Who let the C.H.U.D.S out-? Woof! Woof! Woof!
The id and I - "They're not staying down there, anymore!"
Wonder of wonders, the Cleveland Browns have actually snagged "a rising star" and a top-offensive coach from the ranks of one of the best offensive teams in the NFL: the San Diego Chargers.
According to Yahoo! Sports, the Browns have hired the former tight ends coach from the Chargers, Rob Chudzinski, as their new offensive coordinator.
Maybe "Chud" just got tired of working for a team that should have won the Super Bowl this year. And, more importantly, Marty Schottenheimer: Inventor of the "Prevent ...Offense." Or perhaps he just got tired of working for a coach - and a franchise - that got spanked by our favorite "hobo in a hoodie," Bill Belichick.
No doubt, Belichick has the best quarterback in football right now: Tom Brady. But it's hard to feel sorry for Marty and his "Super Chargers" after they lost a game they should have won to a guy who looks like the second-coming of "Sylvester the cat" - eating discarded fish bones off the top of a garbage pan lid for lunch.

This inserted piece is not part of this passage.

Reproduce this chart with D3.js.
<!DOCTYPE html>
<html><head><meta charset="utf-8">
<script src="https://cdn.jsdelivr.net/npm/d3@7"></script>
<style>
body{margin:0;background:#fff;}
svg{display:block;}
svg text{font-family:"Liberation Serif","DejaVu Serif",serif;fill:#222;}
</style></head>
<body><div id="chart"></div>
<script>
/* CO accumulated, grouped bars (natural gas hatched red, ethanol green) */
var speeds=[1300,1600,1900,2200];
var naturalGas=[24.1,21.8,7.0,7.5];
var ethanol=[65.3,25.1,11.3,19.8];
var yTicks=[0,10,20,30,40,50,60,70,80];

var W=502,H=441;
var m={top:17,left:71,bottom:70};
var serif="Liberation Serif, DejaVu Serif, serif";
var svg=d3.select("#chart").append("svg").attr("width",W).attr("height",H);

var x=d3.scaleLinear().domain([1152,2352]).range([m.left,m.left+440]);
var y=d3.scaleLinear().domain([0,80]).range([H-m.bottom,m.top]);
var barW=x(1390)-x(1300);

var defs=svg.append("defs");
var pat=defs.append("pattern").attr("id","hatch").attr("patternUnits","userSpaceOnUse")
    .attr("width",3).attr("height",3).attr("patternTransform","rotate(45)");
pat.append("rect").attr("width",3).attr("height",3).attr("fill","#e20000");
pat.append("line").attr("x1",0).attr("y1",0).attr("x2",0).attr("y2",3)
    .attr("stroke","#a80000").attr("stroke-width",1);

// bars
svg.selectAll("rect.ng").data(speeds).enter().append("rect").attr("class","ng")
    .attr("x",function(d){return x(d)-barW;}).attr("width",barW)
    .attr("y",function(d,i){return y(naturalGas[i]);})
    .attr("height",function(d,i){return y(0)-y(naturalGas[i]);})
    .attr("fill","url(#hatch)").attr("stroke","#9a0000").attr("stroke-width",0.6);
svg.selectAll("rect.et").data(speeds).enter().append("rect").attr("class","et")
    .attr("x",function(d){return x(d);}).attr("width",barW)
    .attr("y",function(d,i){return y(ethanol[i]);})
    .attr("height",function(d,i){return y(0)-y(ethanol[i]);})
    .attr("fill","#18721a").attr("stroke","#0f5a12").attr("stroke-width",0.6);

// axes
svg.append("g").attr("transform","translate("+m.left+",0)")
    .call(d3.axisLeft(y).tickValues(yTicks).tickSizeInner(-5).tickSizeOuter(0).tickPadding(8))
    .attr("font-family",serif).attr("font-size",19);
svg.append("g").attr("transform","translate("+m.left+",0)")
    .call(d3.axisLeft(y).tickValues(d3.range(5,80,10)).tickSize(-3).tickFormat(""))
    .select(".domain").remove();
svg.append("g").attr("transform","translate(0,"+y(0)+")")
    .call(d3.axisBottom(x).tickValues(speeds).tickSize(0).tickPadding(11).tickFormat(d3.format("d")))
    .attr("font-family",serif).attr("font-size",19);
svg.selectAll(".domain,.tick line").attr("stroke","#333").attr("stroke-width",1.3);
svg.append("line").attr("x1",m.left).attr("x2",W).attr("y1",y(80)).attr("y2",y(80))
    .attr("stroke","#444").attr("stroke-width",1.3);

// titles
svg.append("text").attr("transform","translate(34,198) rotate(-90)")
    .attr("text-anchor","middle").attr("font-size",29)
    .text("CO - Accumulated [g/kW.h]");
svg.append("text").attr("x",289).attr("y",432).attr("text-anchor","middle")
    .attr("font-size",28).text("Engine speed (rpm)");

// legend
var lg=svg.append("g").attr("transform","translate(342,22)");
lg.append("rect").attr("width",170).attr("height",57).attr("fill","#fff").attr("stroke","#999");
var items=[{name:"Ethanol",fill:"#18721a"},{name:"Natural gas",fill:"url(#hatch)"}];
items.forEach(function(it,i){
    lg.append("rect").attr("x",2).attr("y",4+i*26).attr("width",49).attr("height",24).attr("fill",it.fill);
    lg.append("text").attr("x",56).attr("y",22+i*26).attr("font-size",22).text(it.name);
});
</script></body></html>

When you are on a team that has the best running back in recent NFL history (LaDainian Tomlinson) and the best tight end (Antonio Gates) in football, it must make you want to make like Sylvester's son and put a paper bag over your head as you sigh: "Oh, father. I'm so ashamed!"
Or maybe Rob Chudzinski just LOVES Cleveland - and kudos to him!
Regardless, as a "Live Free or Die Hard" fan of the Cleveland Browns, this is a bit of good news to be sure. It's refreshing to see Phil ("North Coast Opie") Savage actually do something productive as general manager, for once, rather than spending his time bashing the fans of the Brownies and their "woe is me" mentality.
Woe is us, Phil Savage-? Woe is YOU if you continue to field a "professional" football team that couldn't beat the Richmond Heights Spartans in a scrimmage - and expect the hard-working folks of Cleveland to pay for it!
I'd like to sing your praises next season, Phil Savage, with a resounding chorus of "Who Let The Dawgs Out!" - I really would. But just like Mr. Bookman, the "Book Detective" from Seinfeld: "Rock was never my bag."
So, instead, I'll reserve my hard-earned cash (usually put aside for Browns' tickets) and pour it into a pitcher of Blue Moon Belgian Ale as I sit back and watch to see if your organization truly has the "smarts" to acquire quarterback Brady Quinn in this year's NFL draft.
If not, I guess this little blog-o-crap I write in Cleveland will go unheard by "the-powers-that-be," simply stating like Homer Simpson: "...and that's when the C.H.U.D.S got me."